TASK INSTRUCTIONS: Leaving out the pictures, retype the lines from the beginning of the listing through the line containing "from matplotlib.transforms import".

DATA BLOCK:

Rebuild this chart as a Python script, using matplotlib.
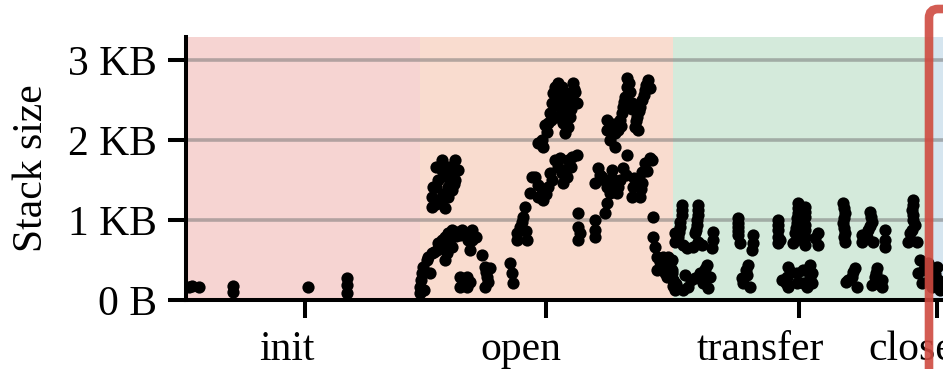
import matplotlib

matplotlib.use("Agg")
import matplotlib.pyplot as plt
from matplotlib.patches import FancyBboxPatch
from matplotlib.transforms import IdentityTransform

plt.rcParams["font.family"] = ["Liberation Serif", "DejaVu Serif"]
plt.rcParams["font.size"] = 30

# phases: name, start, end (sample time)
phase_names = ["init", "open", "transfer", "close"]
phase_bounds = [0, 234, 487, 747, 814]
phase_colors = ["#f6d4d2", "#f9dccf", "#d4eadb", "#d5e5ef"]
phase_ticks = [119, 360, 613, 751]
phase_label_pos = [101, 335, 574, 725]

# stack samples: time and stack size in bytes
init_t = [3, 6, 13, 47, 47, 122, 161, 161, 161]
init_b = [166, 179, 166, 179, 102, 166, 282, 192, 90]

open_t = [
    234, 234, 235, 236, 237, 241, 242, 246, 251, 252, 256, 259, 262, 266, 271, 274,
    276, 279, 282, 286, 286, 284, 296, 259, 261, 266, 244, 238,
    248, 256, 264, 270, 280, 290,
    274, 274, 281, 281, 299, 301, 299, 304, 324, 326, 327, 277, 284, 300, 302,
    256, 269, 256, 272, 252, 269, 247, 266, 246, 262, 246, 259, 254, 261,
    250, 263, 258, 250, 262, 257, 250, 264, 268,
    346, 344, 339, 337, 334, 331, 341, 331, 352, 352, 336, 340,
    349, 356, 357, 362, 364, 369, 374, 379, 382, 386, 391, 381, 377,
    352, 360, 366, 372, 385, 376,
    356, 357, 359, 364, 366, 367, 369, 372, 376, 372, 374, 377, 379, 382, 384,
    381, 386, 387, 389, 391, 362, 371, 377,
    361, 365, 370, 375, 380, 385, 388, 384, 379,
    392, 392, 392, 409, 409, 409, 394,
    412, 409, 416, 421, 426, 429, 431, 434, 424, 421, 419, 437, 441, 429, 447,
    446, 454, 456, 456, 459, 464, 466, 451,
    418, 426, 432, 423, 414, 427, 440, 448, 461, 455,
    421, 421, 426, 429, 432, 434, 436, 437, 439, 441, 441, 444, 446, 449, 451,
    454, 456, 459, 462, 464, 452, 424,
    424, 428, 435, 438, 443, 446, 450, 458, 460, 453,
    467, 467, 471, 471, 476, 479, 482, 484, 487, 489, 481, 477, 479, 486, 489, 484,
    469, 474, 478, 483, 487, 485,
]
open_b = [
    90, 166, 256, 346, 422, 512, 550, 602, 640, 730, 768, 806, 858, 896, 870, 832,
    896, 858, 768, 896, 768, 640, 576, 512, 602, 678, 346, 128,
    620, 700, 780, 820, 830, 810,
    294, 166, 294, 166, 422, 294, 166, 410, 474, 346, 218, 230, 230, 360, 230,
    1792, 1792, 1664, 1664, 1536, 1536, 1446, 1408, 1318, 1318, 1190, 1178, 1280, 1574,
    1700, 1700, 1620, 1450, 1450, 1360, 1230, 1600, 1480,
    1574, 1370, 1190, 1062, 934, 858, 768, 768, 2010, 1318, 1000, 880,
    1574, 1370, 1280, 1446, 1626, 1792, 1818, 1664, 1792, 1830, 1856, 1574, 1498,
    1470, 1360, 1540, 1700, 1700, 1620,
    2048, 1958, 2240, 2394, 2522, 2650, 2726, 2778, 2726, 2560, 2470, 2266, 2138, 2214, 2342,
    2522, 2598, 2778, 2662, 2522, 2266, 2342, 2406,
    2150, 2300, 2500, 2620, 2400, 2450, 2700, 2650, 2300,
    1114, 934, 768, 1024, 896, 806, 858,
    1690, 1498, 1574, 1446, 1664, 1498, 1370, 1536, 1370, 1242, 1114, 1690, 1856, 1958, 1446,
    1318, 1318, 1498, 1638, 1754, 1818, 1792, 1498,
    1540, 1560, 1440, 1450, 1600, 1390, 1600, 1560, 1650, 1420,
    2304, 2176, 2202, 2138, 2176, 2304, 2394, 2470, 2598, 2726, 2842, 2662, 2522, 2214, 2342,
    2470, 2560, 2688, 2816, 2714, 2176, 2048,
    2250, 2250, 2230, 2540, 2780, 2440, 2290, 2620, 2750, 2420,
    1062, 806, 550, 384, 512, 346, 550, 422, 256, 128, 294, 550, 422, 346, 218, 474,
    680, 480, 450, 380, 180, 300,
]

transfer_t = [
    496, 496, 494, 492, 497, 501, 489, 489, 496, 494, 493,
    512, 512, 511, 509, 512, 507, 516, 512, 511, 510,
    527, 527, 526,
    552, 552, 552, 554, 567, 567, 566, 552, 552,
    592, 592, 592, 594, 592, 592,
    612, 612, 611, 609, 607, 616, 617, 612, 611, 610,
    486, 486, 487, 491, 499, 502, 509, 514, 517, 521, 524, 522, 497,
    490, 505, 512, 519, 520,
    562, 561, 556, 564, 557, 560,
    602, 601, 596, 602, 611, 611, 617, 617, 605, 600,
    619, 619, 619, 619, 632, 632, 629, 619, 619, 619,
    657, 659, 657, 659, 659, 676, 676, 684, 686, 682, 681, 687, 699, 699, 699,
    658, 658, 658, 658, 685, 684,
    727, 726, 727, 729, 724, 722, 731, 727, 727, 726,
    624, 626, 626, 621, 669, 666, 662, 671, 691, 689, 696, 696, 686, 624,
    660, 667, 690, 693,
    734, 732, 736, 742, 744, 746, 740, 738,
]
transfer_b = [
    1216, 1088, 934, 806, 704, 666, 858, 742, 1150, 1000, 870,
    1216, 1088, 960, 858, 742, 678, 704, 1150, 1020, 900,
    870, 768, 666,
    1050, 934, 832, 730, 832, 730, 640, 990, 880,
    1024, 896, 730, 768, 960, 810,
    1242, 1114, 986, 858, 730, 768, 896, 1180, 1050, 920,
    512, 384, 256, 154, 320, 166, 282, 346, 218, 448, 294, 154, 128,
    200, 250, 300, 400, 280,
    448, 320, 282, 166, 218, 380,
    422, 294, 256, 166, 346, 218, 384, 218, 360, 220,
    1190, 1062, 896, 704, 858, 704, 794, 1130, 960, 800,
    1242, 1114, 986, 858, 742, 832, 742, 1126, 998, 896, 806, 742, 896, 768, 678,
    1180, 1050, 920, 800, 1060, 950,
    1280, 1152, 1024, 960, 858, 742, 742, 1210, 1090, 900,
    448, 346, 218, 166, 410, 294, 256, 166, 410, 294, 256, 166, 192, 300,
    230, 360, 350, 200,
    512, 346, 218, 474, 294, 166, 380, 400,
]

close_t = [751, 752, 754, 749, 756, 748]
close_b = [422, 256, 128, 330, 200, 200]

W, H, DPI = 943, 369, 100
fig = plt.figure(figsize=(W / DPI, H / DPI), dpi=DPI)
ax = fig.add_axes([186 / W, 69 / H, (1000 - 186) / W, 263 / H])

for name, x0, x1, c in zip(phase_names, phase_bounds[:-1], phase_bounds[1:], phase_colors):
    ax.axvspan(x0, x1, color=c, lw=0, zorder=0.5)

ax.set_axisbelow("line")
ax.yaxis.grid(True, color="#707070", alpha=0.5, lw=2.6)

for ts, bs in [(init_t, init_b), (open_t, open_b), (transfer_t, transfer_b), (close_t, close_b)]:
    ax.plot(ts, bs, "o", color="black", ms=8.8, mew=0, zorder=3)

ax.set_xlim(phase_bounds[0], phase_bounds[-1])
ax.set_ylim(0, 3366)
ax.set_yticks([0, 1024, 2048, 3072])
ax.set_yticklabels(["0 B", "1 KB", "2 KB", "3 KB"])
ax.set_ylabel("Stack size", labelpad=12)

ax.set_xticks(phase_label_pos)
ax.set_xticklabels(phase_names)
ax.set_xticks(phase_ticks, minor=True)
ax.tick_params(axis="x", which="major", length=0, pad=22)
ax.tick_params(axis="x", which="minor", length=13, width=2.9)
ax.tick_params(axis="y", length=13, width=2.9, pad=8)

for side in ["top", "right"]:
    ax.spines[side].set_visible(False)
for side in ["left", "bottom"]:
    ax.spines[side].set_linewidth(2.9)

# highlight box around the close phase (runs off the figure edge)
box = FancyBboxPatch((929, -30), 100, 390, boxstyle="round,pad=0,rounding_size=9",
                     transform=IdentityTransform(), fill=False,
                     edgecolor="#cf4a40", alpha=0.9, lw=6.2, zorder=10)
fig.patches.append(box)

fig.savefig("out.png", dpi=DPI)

EXERCISE ANSWER:
Rebuild this chart as a Python script, using matplotlib.
import matplotlib

matplotlib.use("Agg")
import matplotlib.pyplot as plt
from matplotlib.patches import FancyBboxPatch
from matplotlib.transforms import IdentityTransform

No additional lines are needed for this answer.